NEAT STREET EATS
It’s not every day you get dolled up like a hot dog. And yet, there I was at the Street Food Festival (SFF) two years ago, hopping into a sausage suit in a flashy, silver-lined room, my friend festooned as a loose leaf of garnish. Honestly, dressing up as food for the simple purpose of taking selfies was really one of the more fun food experiences I’ve had. Stuffing my face with a Thali fish taco at the same festival a year later ranks up there too.
The SFF has nibbled its way into the hearts and calendars of SA’S foodies, becoming one of the most fun culinary events of the year. Last week it was named by National Geographic as one of the world’s top 25 unmissable food and drinks festivals.
The SFF has always been more than a single market day.
Now in its fifth year, the festival has evolved into a 10-day gathering across Joburg and Cape Town — from August 31 to September 9, to be exact. In short, it’s a bonanza of all things edible, on the go.
Of course, there will be a lot of great food on offer. In Cape Town, you can gorge yourself on treats from Sharky’s Tacos, Kleinsky’s and Exotically Divine.
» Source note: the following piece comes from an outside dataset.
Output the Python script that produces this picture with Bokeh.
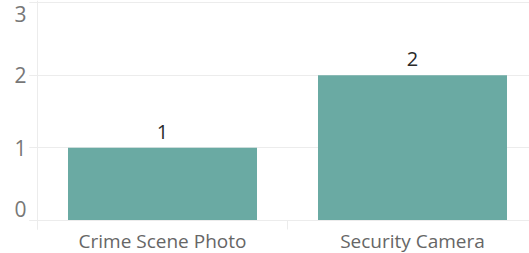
from bokeh.plotting import figure
from bokeh.models import Range1d, FixedTicker, ColumnDataSource
from bokeh.core.properties import value
from bokeh.embed import file_html
from bokeh.resources import INLINE

categories = ["Crime Scene Photo", "Security Camera"]
counts = [1, 2]
y_ticks = [0, 1, 2, 3]

W, H = 529, 253
# pixel layout of the plotting area (matches the reference)
px_left, px_top, px_zero, px_axis_bottom = 37, 2, 220, 229
cat_px = 250.0
y_px = (px_zero - px_top) / (y_ticks[-1] - y_ticks[0])

x_start = -px_left / cat_px
x_end = (W - px_left) / cat_px
y_end = y_ticks[-1] + px_top / y_px
y_start = y_ticks[0] - (H - px_zero) / y_px
y_axis_low = y_ticks[0] - (px_axis_bottom - px_zero) / y_px

positions = [i + 0.5 for i in range(len(categories))]
separators = [float(i) for i in range(len(categories) + 1)]

src = ColumnDataSource(dict(x=positions, top=counts, label=[str(c) for c in counts]))
end_src = ColumnDataSource(dict(
    x=[0, 0], y=[y_ticks[0], y_ticks[-1]],
    text=[str(y_ticks[0]), str(y_ticks[-1])],
    base=["bottom", "top"], yoff=[-4, 3]))

p = figure(width=W, height=H, output_backend="svg", toolbar_location=None,
           x_range=Range1d(x_start, x_end), y_range=Range1d(y_start, y_end),
           min_border_left=0, min_border_right=0, min_border_top=0, min_border_bottom=0)
p.outline_line_color = None
p.background_fill_color = "white"
p.border_fill_color = "white"

grid_col = "#ececec"
label_col = "#777777"

p.vbar(x="x", top="top", bottom=0, width=0.756, source=src,
       fill_color="#6aaaa3", line_color=None)
p.text(x="x", y="top", text="label", source=src, text_align="center",
       text_baseline="bottom", y_offset=-9, text_font_size="20px",
       text_color="#2a2a2a", text_font=value("Open Sans"))

p.xgrid.visible = False
p.ygrid.ticker = FixedTicker(ticks=y_ticks)
p.ygrid.grid_line_color = grid_col
if "cross_bounds" in p.ygrid.properties():
    p.ygrid.cross_bounds = (-8 / cat_px, x_end)

ya = p.yaxis[0]
ya.fixed_location = 0
ya.bounds = (y_axis_low, y_end)
ya.ticker = FixedTicker(ticks=y_ticks)
ya.axis_line_color = grid_col
ya.major_tick_line_color = grid_col
ya.major_tick_out = 8
ya.major_tick_in = 0
ya.minor_tick_line_color = None
ya.major_label_standoff = 3
ya.major_label_text_font = "Open Sans"
ya.major_label_text_font_size = "21px"
ya.major_label_text_color = label_col
# end ticks get their labels nudged inside the plot, as in the original
ya.major_label_overrides = {y_ticks[0]: "", y_ticks[-1]: ""}
p.text(x="x", y="y", text="text", source=end_src, x_offset=-11, y_offset="yoff",
       text_align="right", text_baseline="base", text_font=value("Open Sans"),
       text_font_size="21px", text_color=label_col)

xa = p.xaxis[0]
xa.fixed_location = 0
xa.bounds = (-8 / cat_px, x_end)
xa.ticker = FixedTicker(ticks=positions, minor_ticks=separators)
xa.major_label_overrides = {pos: cat for pos, cat in zip(positions, categories)}
xa.axis_line_color = grid_col
xa.major_tick_line_color = None
xa.major_tick_out = 0
xa.major_tick_in = 0
xa.minor_tick_line_color = grid_col
xa.minor_tick_out = 9
xa.minor_tick_in = 0
xa.major_label_standoff = -2
xa.major_label_text_font = "Open Sans"
xa.major_label_text_font_size = "19px"
xa.major_label_text_color = "#666666"

open("out.html", "w").write(file_html(p, INLINE))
There will also be DJS, an acclaimed Indian food movie screening and a treasure map of places across town that will serve special tasty treats for the week.
There are various food walks lined up, but I particularly like the sound of one that will delve into the heart of the Joburg’s West African food scene.
Prefer something more sedentary? The festival’s “crate talks” are essentially mini conferences at which some of SA’S more ingenious and inspiring local food purveyors enlighten crate-seated audiences. This year Capetonians can learn a thing or two from Dial-a-koesister, which delivers delicious warm koesisters to your door on a Sunday morning; Toast Ale, which brews beer using unsold bread loaves and unused crusts; and Jeremy Barty, founder of Breadrev, an organisation built to uplift communities through artisanal bread sales in Cape Town.
In Joburg, Kgosi Rampa and
Sifiso Dlangamandla will break down how they co-founded Soweto’s beloved (and endlessly cool) Locrate Market and the Makhelwane Festival, for which houses along Poka Street are transformed into eateries and art galleries for three days. Mokgadi Mabela of Native Nosi, an FM favourite, will talk about the first black woman-owned bee farm, where she and her family produce incredible organic indigenous honey.
As a plus, Studio H, the design outfit that conceptualises and produces the festival, has also created SFF Loves.
This initiative supports a different food-related cause every year.
For 2018 it has chosen Foodforward SA, an organisation that collects surplus food from manufacturers, wholesalers and retailers to redistribute to nonprofits running food programmes that feed thousands daily. You can support this by buying some virtual street food from its online store, whether you get to SFF or not.